Hacker News new | ask | show | jobs
by mike_hearn 1490 days ago
How do you know they are obviously fake? That's the point the CEO is making. From the outside you can't always know. A lot of accounts that get fingered as 'obviously' fake aren't, in reality.

Edit: I guess I'll add some background here. I worked on anti-spam for a few years at Google and basically agree with everything Parag is saying here (although we'd disagree about many other things!). What he's laying out is spam fighting on social networks 101. Stuff that outsiders often latch onto, like user name patterns, are ~useless. You need a whole lot of signals many of which simply cannot be replicated by outsiders to detect spam. For example, one set of signals that Google was largely ignoring when I first joined the team was protocol deviations. We built an infrastructure to force and detect them, which was effective and is still in use.

For some years now I've been writing about the plague of academic "research" into Twitter bots that use completely invalid methodologies to try and detect spam accounts. There are over 11,000 published papers on this topic, which is absurd because very close to none of them are sound.

https://blog.plan99.net/fake-science-part-ii-bots-that-are-n...

https://blog.plan99.net/did-russian-bots-impact-brexit-ad66f...

https://papers.ssrn.com/sol3/papers.cfm?abstract_id=3814191

Tech talk for those who prefer video:

https://archive.org/details/hopeconf2020/20200726_2000_Peopl...
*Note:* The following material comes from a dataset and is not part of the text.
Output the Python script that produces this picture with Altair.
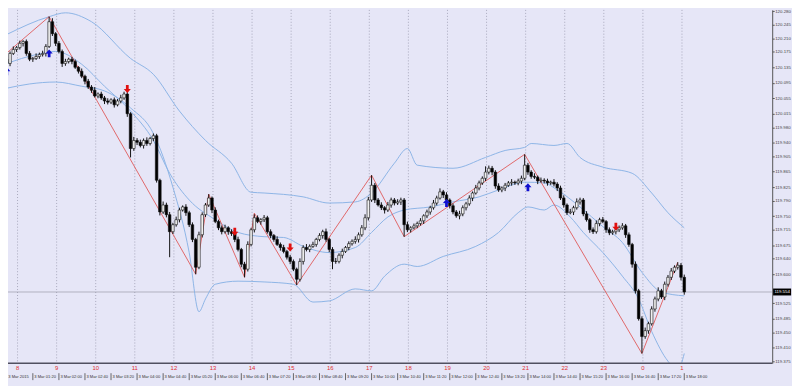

I'm pleased to see that the idiotic 20% claim is getting shredded on another HN thread, perhaps now people are waking up to the weakness of these sorts of claims more authors will stand up and publicly debunk them. As far as I can tell only myself, Florian Gallwitz and Michael Kreil have been pointing out the problems with third party Twitter spambot investigations in recent years.

Although I'm definitely a Muskian on free speech topics, I still feel a lot of sympathy for the spam fighters working at Twitter. The extent to which their work is second guessed is astounding, the fact that the second guessers are often peddling pseudoscience with institutional credentials just makes it worse.

1 comments

Yeah. For a community that constantly berates major tech companies for FPs in policy enforcement, it is baffling to see people say that various users are just obviously spam.
False positives are expected. It's another cost to handle them gracefully so that the people you affect are affected in the least bad way, and can get back up and running quickly.
I would expect this post to not go over well on another thread about an incorrect policy action. It is definitely not the norm that this community expects false positives.
Right? If there’s one thing we should know in this industry is that unless we have all the facts , we know nothing , and even when we do, we still know nothing.